» **Stated problem**: Reproduce the listing below in full and without alteration, apart from its pictures.

» **Source data**:

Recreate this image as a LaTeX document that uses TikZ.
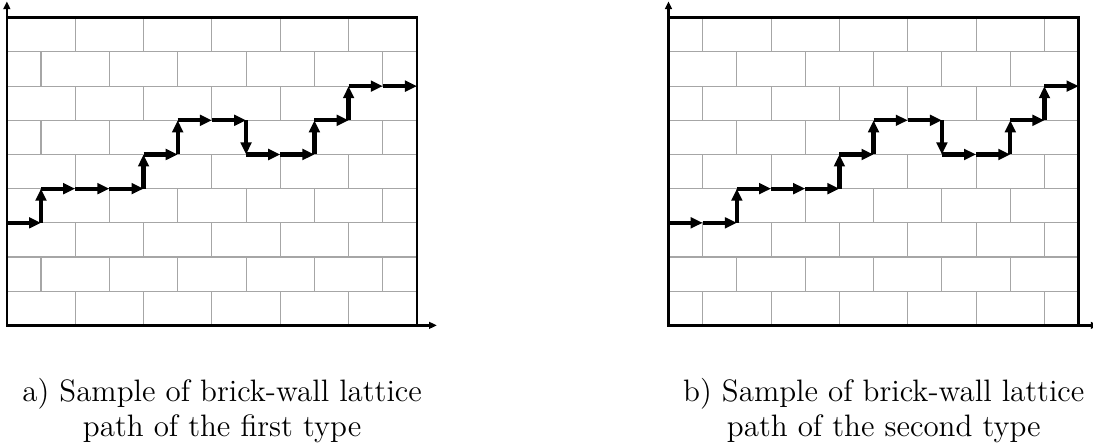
\documentclass[tikz,border=0pt]{standalone}
\usepackage{amsmath}
\usepackage{tikz}
\usetikzlibrary{arrows.meta}

\begin{document}
\begin{tikzpicture}[x=0.5cm,y=0.5cm]
\tikzstyle{pas}=[-{Triangle[length=5pt,width=4.4pt]},line width=1.8pt]
\tikzset{brique/.style={draw=gray!70,line width=0.45pt},
axe/.style={-{Triangle[length=3.2pt,width=2.8pt]},line width=1.1pt},
legende/.style={align=center,font=\fontsize{12.9}{14.6}\selectfont}}
\useasboundingbox (-0.2,-3.57) rectangle (31.78,9.52);

\begin{scope}
\foreach \j in {1,...,8} \draw[brique] (0,\j) -- (12,\j);
\foreach \j in {0,2,...,8} \foreach \i in {2,4,...,10} \draw[brique] (\i,\j) -- (\i,\j+1);
\foreach \j in {1,3,...,7} \foreach \i in {1,3,...,11} \draw[brique] (\i,\j) -- (\i,\j+1);
\draw[line width=1.1pt] (0,0) rectangle (12,9);
\draw[axe] (0,0) -- (0,9.48);
\draw[axe] (0,0) -- (12.58,0);
\foreach \a/\b/\c/\d in {0/3/1/3, 1/3/1/4, 1/4/2/4, 2/4/3/4, 3/4/4/4, 4/4/4/5,
  4/5/5/5, 5/5/5/6, 5/6/6/6, 6/6/7/6, 7/6/7/5, 7/5/8/5, 8/5/9/5, 9/5/9/6,
  9/6/10/6, 10/6/10/7, 10/7/11/7, 11/7/12/7}
  \draw[pas] (\a,\b) -- (\c,\d);
\node[legende] (capA) at (6.3,-2.5) {a) Sample of brick-wall lattice\\path of the first type};
\end{scope}

\begin{scope}[xshift=9.68cm]
\foreach \j in {1,...,8} \draw[brique] (0,\j) -- (12,\j);
\foreach \j in {1,3,...,7} \foreach \i in {2,4,...,10} \draw[brique] (\i,\j) -- (\i,\j+1);
\foreach \j in {0,2,...,8} \foreach \i in {1,3,...,11} \draw[brique] (\i,\j) -- (\i,\j+1);
\draw[line width=1.1pt] (0,0) rectangle (12,9);
\draw[axe] (0,0) -- (0,9.48);
\draw[axe] (0,0) -- (12.58,0);
\foreach \a/\b/\c/\d in {0/3/1/3, 1/3/2/3, 2/3/2/4, 2/4/3/4, 3/4/4/4, 4/4/5/4,
  5/4/5/5, 5/5/6/5, 6/5/6/6, 6/6/7/6, 7/6/8/6, 8/6/8/5, 8/5/9/5, 9/5/10/5,
  10/5/10/6, 10/6/11/6, 11/6/11/7, 11/7/12/7}
  \draw[pas] (\a,\b) -- (\c,\d);
\node[legende] (capB) at (6.3,-2.5) {b) Sample of brick-wall lattice\\path of the second type};
\end{scope}

\end{tikzpicture}
\end{document}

» **Solution**:
Recreate this image as a LaTeX document that uses TikZ.
\documentclass[tikz,border=0pt]{standalone}
\usepackage{amsmath}
\usepackage{tikz}
\usetikzlibrary{arrows.meta}

\begin{document}
\begin{tikzpicture}[x=0.5cm,y=0.5cm]
\tikzstyle{pas}=[-{Triangle[length=5pt,width=4.4pt]},line width=1.8pt]
\tikzset{brique/.style={draw=gray!70,line width=0.45pt},
axe/.style={-{Triangle[length=3.2pt,width=2.8pt]},line width=1.1pt},
legende/.style={align=center,font=\fontsize{12.9}{14.6}\selectfont}}
\useasboundingbox (-0.2,-3.57) rectangle (31.78,9.52);

\begin{scope}
\foreach \j in {1,...,8} \draw[brique] (0,\j) -- (12,\j);
\foreach \j in {0,2,...,8} \foreach \i in {2,4,...,10} \draw[brique] (\i,\j) -- (\i,\j+1);
\foreach \j in {1,3,...,7} \foreach \i in {1,3,...,11} \draw[brique] (\i,\j) -- (\i,\j+1);
\draw[line width=1.1pt] (0,0) rectangle (12,9);
\draw[axe] (0,0) -- (0,9.48);
\draw[axe] (0,0) -- (12.58,0);
\foreach \a/\b/\c/\d in {0/3/1/3, 1/3/1/4, 1/4/2/4, 2/4/3/4, 3/4/4/4, 4/4/4/5,
  4/5/5/5, 5/5/5/6, 5/6/6/6, 6/6/7/6, 7/6/7/5, 7/5/8/5, 8/5/9/5, 9/5/9/6,
  9/6/10/6, 10/6/10/7, 10/7/11/7, 11/7/12/7}
  \draw[pas] (\a,\b) -- (\c,\d);
\node[legende] (capA) at (6.3,-2.5) {a) Sample of brick-wall lattice\\path of the first type};
\end{scope}

\begin{scope}[xshift=9.68cm]
\foreach \j in {1,...,8} \draw[brique] (0,\j) -- (12,\j);
\foreach \j in {1,3,...,7} \foreach \i in {2,4,...,10} \draw[brique] (\i,\j) -- (\i,\j+1);
\foreach \j in {0,2,...,8} \foreach \i in {1,3,...,11} \draw[brique] (\i,\j) -- (\i,\j+1);
\draw[line width=1.1pt] (0,0) rectangle (12,9);
\draw[axe] (0,0) -- (0,9.48);
\draw[axe] (0,0) -- (12.58,0);
\foreach \a/\b/\c/\d in {0/3/1/3, 1/3/2/3, 2/3/2/4, 2/4/3/4, 3/4/4/4, 4/4/5/4,
  5/4/5/5, 5/5/6/5, 6/5/6/6, 6/6/7/6, 7/6/8/6, 8/6/8/5, 8/5/9/5, 9/5/10/5,
  10/5/10/6, 10/6/11/6, 11/6/11/7, 11/7/12/7}
  \draw[pas] (\a,\b) -- (\c,\d);
\node[legende] (capB) at (6.3,-2.5) {b) Sample of brick-wall lattice\\path of the second type};
\end{scope}

\end{tikzpicture}
\end{document}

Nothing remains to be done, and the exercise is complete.